I am working with a distributed application communicating over GPRS. I use UDP packets to send business data and ICMP pings to verify connectivity. And now I have a problem with calculating a traffic for which I will be charged by the provider. I have to consider following factors:

  1. UDP payload: that is obvious.
  2. UDP overhead: UDP header + IP header = 8 + 20 bytes.
  3. ICMP echo request without data: IP header + ICMP payload = 28 bytes.
  4. ICMP echo reply: as in 3.

Above means that for every data packet I am charged for payload + 28 bytes and for every ping 56 bytes. Am I right or I am missing/misunderstanding something?

3

3 Answers

0
votes

You may also need to establish whether there's any overhead from your GPRS network provider for encapsulating your packets over their network.

Whilst GPRS is fundamentally an IP network, they may try to charge you for link layer traffic, not just your actual useful data.

0
votes

This also depends on the type of header compression scheme used in the network. There is 40 bytes of overhead of IP, UDP, and RTP in the case of IPv4 and it is 60 bytes in the case of IPv6. If IPHC or CRTP is used, they can compress up to 2 bytes. If ROHC is used by network, it shall compress the overhead of 40 bytes or 60 bytes to 1 or 3 bytes. In that case the overhead will be greatly reduced.

0
votes

Answers was done before my mostly related to difficulties with calculating real network traffic amount. But you have to be aware of such thing as different charging policies of your operator.

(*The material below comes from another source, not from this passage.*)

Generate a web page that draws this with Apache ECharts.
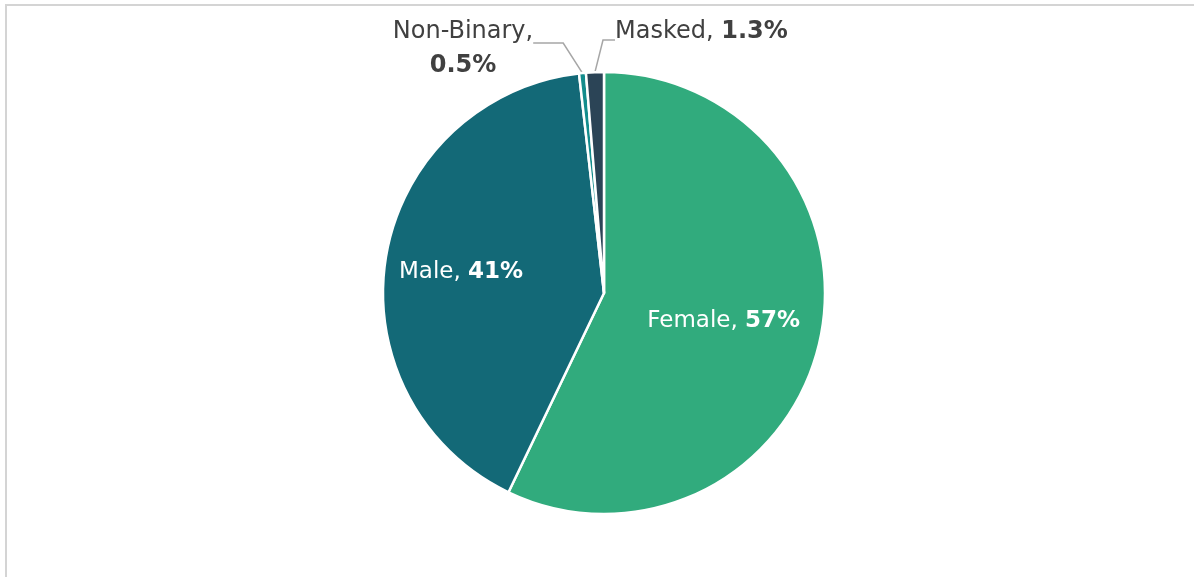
<!DOCTYPE html>
<html>
<head>
<meta charset="utf-8">
<script src="https://cdn.jsdelivr.net/npm/echarts@6/dist/echarts.min.js"></script>
<style>
  html, body { margin: 0; padding: 0; background: #ffffff; }
  #chart { width: 1194px; height: 577px; }
</style>
</head>
<body>
<div id="chart"></div>
<script>
// Gender breakdown shares (percent)
const categories = ['Female', 'Male', 'Non-Binary', 'Masked'];
const shares = [57, 41, 0.5, 1.3];
const sliceColors = ['#31AB7D', '#136977', '#138C8C', '#2B4456'];

const FONT = '"DejaVu Sans", "Noto Sans", sans-serif';
const FS_IN = 23;
const FS_OUT = 24;

const chart = echarts.init(document.getElementById('chart'), null, { renderer: 'canvas' });

const outerRich = {
  n: { color: '#404040', fontSize: FS_OUT, fontFamily: FONT, fontWeight: 'normal', lineHeight: 34 },
  v: { color: '#404040', fontSize: FS_OUT, fontFamily: FONT, fontWeight: 'bold', lineHeight: 34 },
  top: { fontSize: 4, lineHeight: 10 },
  bot: { fontSize: 4, lineHeight: 18 }
};

// Small spacer lines shift where the leader line meets each outside label
const outerFormat = {
  'Non-Binary': '{top| }\n{n|{b},}\n{v|{c}%}',
  'Masked': '{n|{b}, }{v|{c}%}\n{bot| }'
};

const pieData = categories.map((name, i) => {
  const inside = i < 2;
  return {
    name: name,
    value: shares[i],
    itemStyle: { color: sliceColors[i] },
    label: inside ? {
      position: 'inside',
      color: '#ffffff',
      formatter: '{n|{b}, }{v|{c}%}',
      rich: {
        n: { color: '#ffffff', fontSize: FS_IN, fontFamily: FONT, fontWeight: 'normal' },
        v: { color: '#ffffff', fontSize: FS_IN, fontFamily: FONT, fontWeight: 'bold' }
      }
    } : {
      position: 'outside',
      formatter: outerFormat[name],
      align: name === 'Non-Binary' ? 'center' : 'left',
      rich: outerRich
    },
    labelLine: inside ? { show: false } : { show: true, length2: name === 'Non-Binary' ? 30 : 12 }
  };
});

const option = {
  backgroundColor: '#ffffff',
  animation: false,
  graphic: [{
    type: 'polyline',
    shape: { points: [[1300, 5], [6, 5], [6, 700]] },
    style: { fill: 'none', stroke: '#d4d4d4', lineWidth: 2 },
    silent: true
  }],
  series: [{
    type: 'pie',
    center: [604, 293],
    radius: 221,
    startAngle: 90,
    clockwise: true,
    avoidLabelOverlap: false,
    itemStyle: { borderColor: '#ffffff', borderWidth: 2.5 },
    labelLine: {
      length: 20,
      length2: 18,
      smooth: false,
      lineStyle: { color: '#a6a6a6', width: 1.5 }
    },
    labelLayout: function (p) {
      if (p.dataIndex === 0) return { dx: 9, dy: 3 };
      if (p.dataIndex === 1) return { dx: -31, dy: -2 };
      if (p.dataIndex === 2) return { x: 463, y: 44, align: 'center', verticalAlign: 'middle' };
      if (p.dataIndex === 3) return { x: 615, y: 41, align: 'left', verticalAlign: 'middle' };
      return {};
    },
    data: pieData
  }]
};

chart.setOption(option);
</script>
</body>
</html>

GPRS bytes charging may vary greatly according to day time, Geo region, destination address, discounts, rate plan, additional services, rounding and so on only your mobile operator knows all such billing rules. If you want precise result, you have to know all this.

Taking into account such huge amount of information is very hard, and will require building your own "small billing system".